# Math Help - Cauchy Sequence

1. ## Cauchy Sequence

Problem Statement:
Suppose that { $p_n$} is a Cauchy sequence and that there is a subsquence { $p_{n_i}$} and a number $p$ such that $p_{n_i} \rightarrow p$. Show that the full sequence converges, too; that is $p_n \rightarrow p$.

My Solution:
It will suffice to prove that { $p_n$} converges to $p$ if and only if every subsequence of { $p_n$} converges to $p$.
( $\Rightarrow$)Suppose $p_n \rightarrow p$. Consider { $p_{n_i}$} $\subseteq$ { $p_n$}.
Let $\varepsilon > 0$. For some $n \geq N$, $d(p_n,p) < \varepsilon$. Then if $i \geq N, n_i \geq i \geq N$. so $d(p_{n_i},p) < \varepsilon$.
( $\Leftarrow$){ $p_n$} is a subset of itself, so $p_n \rightarrow p$.

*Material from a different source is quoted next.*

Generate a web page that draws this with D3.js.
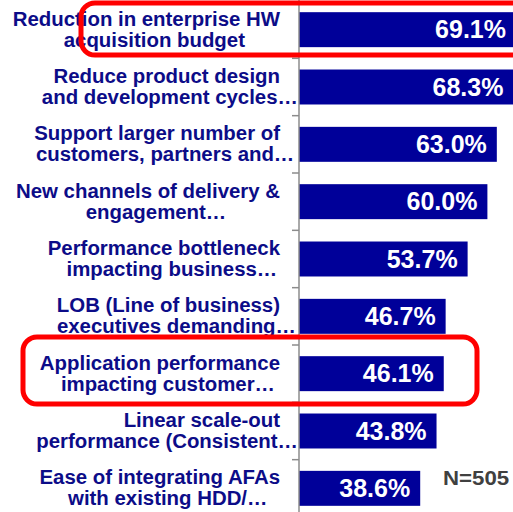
<!DOCTYPE html>
<html>
<head>
  <meta charset="UTF-8">
  <title>AFA drivers</title>
  <style>
    body { margin: 0; background: #fff; }
    svg { display: block; font-family: "Liberation Sans", Arial, sans-serif; font-weight: bold; }
  </style>
</head>
<body>
<svg></svg>
<script src="https://d3js.org/d3.v7.min.js"></script>
<script>
    let width = 513, height = 512;

    // data
    var line1 = ["Reduction in enterprise HW", "Reduce product design", "Support larger number of",
        "New channels of delivery &", "Performance bottleneck", "LOB (Line of business)",
        "Application performance", "Linear scale-out", "Ease of integrating AFAs"];
    var line2 = ["acquisition budget", "and development cycles\u2026", "customers, partners and\u2026",
        "engagement\u2026", "impacting business\u2026", "executives demanding\u2026",
        "impacting customer\u2026", "performance (Consistent\u2026", "with existing HDD/\u2026"];
    var values = [69.1, 68.3, 63.0, 60.0, 53.7, 46.7, 46.1, 43.8, 38.6];
    var note = "N=505";

    let svg = d3.select("svg")
        .attr("width", width)
        .attr("height", height);

    var x = d3.scaleLinear().domain([0, 100]).range([299, 613]);
    var y = d3.scaleBand()
        .domain(d3.range(values.length))
        .range([1, 517])
        .paddingInner(0.39)
        .paddingOuter(0.195);

    var stretch = 1.02;   // text in the picture is a little wide

    // category labels (two lines), drawn first so bars cover any overflow
    var labelRight = 280;
    var labels = svg.append("g")
        .selectAll("g")
        .data(line1)
        .enter()
        .append("g");

    labels.each(function(d, i) {
        var g = d3.select(this);
        var cy = y(i) + y.bandwidth() / 2;
        var t1 = g.append("text")
            .attr("transform", "translate(" + labelRight + "," + (cy - 4) + ") scale(" + stretch + ",1)")
            .attr("text-anchor", "end")
            .attr("fill", "#0c0c88")
            .style("font-size", "20px")
            .text(d);
        var w = t1.node().getComputedTextLength() * stretch;
        var t2 = g.append("text")
            .attr("text-anchor", "middle")
            .attr("fill", "#0c0c88")
            .style("font-size", "20px")
            .text(line2[i]);
        var w2 = t2.node().getComputedTextLength() * stretch;
        var c2 = Math.min(labelRight - w / 2 + 8, x(0) - 1 - w2 / 2);
        t2.attr("transform", "translate(" + c2 + "," + (cy + 17) + ") scale(" + stretch + ",1)");
    });

    // bars
    svg.append("g")
        .selectAll("rect")
        .data(values)
        .enter()
        .append("rect")
        .attr("x", x(0))
        .attr("y", (d, i) => y(i))
        .attr("width", d => x(d) - x(0))
        .attr("height", y.bandwidth())
        .attr("fill", "#000099");

    // value labels
    svg.append("g")
        .selectAll("text")
        .data(values)
        .enter()
        .append("text")
        .attr("x", d => x(d) - 10)
        .attr("y", (d, i) => y(i) + y.bandwidth() / 2 + 8.5)
        .attr("text-anchor", "end")
        .attr("fill", "#fff")
        .style("font-size", "25px")
        .text(d => d.toFixed(1) + "%");

    // axis line and ticks between categories
    var axis = svg.append("g");
    axis.append("line")
        .attr("x1", x(0)).attr("x2", x(0))
        .attr("y1", 0).attr("y2", height)
        .attr("stroke", "#8c8c8c")
        .attr("stroke-width", 1.5);
    axis.selectAll("line.tick")
        .data(d3.range(1, values.length))
        .enter()
        .append("line")
        .attr("class", "tick")
        .attr("x1", x(0) - 7).attr("x2", x(0))
        .attr("y1", i => y(0) - y.step() * y.paddingOuter() + i * y.step())
        .attr("y2", i => y(0) - y.step() * y.paddingOuter() + i * y.step())
        .attr("stroke", "#8c8c8c")
        .attr("stroke-width", 1.5);

    // red highlight boxes
    svg.append("rect")
        .attr("x", 81).attr("y", 3)
        .attr("width", 460).attr("height", 52)
        .attr("rx", 14)
        .attr("fill", "none")
        .attr("stroke", "#ff0000")
        .attr("stroke-width", 5);
    svg.append("rect")
        .attr("x", 23).attr("y", 337)
        .attr("width", 454).attr("height", 67)
        .attr("rx", 14)
        .attr("fill", "none")
        .attr("stroke", "#ff0000")
        .attr("stroke-width", 5);

    // sample size note
    svg.append("text")
        .attr("transform", "translate(443,485) scale(1.06,1)")
        .attr("fill", "#404040")
        .style("font-size", "21px")
        .text(note);
</script>
</body>
</html>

2. it should look more like this

given $\epsilon>0$, integers $n,m$ and $N$ we have
$\|p_n-p_m\|<\epsilon$ whenever $n,m\geq N$

we know that $\|p_{n_i}\|$ converges to $p$ and convergent sequences are also Cauchy sequences, so we have the inequality
$\|p_{n_r}-p_{n_s}\|<\frac{\epsilon}{2}$ whenever $r,s\geq N$

then play around with the inequality, you should find the desired result

3. Is this solved then? I realize I made the mistake of thinking that showing my iff statement is true proves the whole thing. But it's only ONE subsequence, not all of them...

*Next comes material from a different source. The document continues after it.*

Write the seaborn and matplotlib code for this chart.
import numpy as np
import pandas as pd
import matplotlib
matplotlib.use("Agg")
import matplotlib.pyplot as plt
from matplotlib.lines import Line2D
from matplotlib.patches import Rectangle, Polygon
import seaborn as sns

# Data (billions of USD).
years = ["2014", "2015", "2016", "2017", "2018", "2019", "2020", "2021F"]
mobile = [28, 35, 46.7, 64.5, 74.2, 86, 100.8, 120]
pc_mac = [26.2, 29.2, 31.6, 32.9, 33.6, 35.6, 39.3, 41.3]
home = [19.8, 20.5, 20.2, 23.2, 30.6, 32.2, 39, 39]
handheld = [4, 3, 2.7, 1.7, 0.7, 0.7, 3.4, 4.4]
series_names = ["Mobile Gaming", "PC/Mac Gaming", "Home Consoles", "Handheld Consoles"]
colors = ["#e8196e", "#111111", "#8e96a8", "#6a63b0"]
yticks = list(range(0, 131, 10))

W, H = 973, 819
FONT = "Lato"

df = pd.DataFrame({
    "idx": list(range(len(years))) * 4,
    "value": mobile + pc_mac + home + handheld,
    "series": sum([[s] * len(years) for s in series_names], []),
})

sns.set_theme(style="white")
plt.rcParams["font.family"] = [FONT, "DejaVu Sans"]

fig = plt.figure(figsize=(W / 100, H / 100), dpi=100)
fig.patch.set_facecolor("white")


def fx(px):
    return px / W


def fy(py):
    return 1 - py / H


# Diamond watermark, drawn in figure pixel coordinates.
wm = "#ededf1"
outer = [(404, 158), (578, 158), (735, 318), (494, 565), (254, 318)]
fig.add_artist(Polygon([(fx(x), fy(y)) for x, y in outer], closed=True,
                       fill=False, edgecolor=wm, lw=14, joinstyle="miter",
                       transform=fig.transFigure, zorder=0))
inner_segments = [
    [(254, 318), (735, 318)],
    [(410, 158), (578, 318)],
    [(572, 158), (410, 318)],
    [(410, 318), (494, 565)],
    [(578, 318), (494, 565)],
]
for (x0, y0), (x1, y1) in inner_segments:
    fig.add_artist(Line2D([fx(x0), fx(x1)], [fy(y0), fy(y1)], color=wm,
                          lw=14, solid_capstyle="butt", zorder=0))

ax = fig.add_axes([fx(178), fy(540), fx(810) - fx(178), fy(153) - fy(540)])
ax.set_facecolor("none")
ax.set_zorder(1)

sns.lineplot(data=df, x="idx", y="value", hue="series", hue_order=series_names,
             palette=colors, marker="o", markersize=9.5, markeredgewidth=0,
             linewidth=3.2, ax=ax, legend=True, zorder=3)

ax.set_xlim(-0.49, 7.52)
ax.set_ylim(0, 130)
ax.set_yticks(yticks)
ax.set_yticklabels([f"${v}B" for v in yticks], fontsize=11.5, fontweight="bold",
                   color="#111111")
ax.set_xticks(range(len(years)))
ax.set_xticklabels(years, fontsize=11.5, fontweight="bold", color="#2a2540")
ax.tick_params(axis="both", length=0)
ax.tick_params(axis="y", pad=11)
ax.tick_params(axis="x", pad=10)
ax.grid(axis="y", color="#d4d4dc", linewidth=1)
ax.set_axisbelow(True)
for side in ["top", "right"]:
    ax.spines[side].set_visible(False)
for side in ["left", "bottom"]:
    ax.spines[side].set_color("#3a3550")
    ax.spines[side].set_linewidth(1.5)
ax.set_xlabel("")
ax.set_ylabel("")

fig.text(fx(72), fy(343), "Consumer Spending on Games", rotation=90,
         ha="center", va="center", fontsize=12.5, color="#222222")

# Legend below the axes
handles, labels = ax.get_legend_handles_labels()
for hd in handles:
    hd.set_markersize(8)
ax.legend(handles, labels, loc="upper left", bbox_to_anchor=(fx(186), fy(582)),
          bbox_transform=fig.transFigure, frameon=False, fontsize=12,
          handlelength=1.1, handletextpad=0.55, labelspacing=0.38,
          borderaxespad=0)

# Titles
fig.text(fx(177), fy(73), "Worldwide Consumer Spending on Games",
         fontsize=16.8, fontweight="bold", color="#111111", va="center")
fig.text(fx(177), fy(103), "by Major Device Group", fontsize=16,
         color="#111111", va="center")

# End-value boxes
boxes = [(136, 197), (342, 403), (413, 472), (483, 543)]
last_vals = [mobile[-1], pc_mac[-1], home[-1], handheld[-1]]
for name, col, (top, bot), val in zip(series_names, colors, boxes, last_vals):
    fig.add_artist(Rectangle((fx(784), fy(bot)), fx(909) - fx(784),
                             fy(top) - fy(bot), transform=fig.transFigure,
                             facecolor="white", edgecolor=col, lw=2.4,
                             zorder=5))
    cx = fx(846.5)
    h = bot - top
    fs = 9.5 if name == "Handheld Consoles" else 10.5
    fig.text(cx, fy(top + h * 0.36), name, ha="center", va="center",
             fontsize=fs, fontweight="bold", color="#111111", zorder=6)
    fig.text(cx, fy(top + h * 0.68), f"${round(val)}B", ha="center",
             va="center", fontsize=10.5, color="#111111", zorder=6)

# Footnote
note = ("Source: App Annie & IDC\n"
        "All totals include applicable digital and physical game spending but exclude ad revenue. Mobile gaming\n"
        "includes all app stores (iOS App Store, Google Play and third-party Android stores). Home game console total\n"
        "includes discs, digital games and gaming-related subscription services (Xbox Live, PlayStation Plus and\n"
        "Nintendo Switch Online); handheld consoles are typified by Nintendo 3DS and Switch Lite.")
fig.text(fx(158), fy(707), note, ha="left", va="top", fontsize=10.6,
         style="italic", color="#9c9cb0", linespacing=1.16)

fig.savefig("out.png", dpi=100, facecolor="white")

4. OK, sorry. Looking at this again, I do not understand. I apologize, the sequences are particularly confusing to me.
I understand why $|p_n-p_m| < \varepsilon$ but i don't see why $|p_{n_r}-p_{n_s}| < \frac{\varepsilon}{2}$.
I always have trouble seeing these things, but i don't see why i can't just take $|p_{n_r}-p_{n_s}| < \varepsilon$ for all $\varepsilon > 0$ as $p_{n_i} \rightarrow p$ and since $p_{n_s},p_{n_r} \in$ { $p_n$}, then $p_n$ must converge to $p$ as well.

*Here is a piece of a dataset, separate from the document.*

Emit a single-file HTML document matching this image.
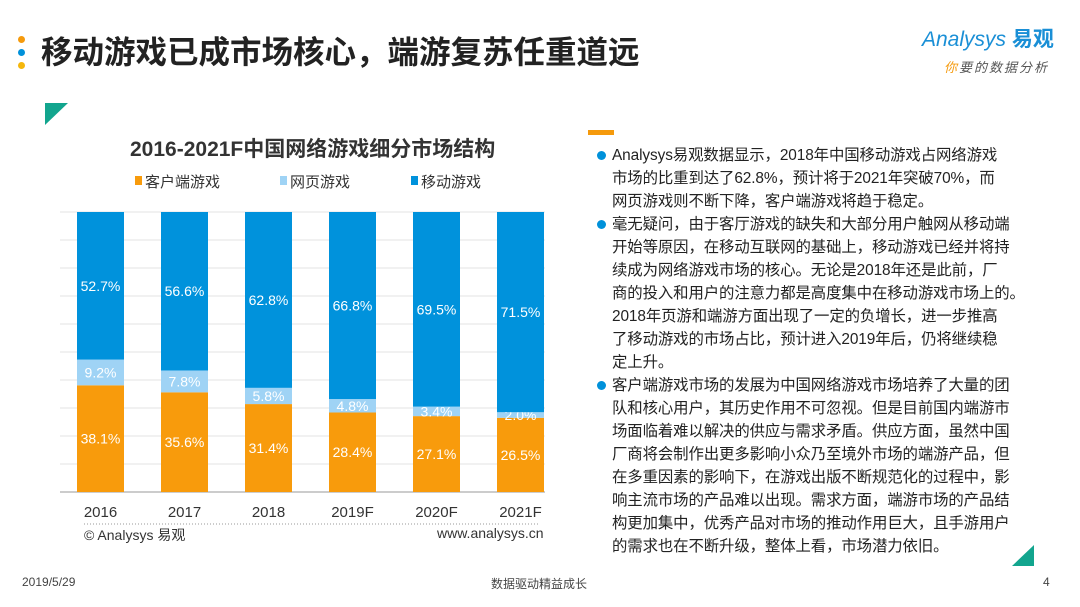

5. Originally Posted by DontKnoMaff
i don't see why $|p_{n_r}-p_{n_s}| < \frac{\varepsilon}{2}$.
That's just the definition of Cauchy sequence (and all convergent seq. are Cauchy), although I think the one that works is $|p-p_{n_k}|<\varepsilon/2$. Now think triangle inequality applied to $|p-p_n|$ with those bounds.

6. ok i think i get it. Could someone check me to make sure though?

Take $\varepsilon > 0$. take $N$ s.t. $n_k,n > N$ implies that $d(p_{n_k},p),d(p_n,p_{n_k}) < \frac{\varepsilon}{2}$. Hence $d(p_n,p) \leq d(p_{n_k},p)+d(p_{n_k},p_n) \leq \varepsilon$ Thus { $p_n$} converges to p.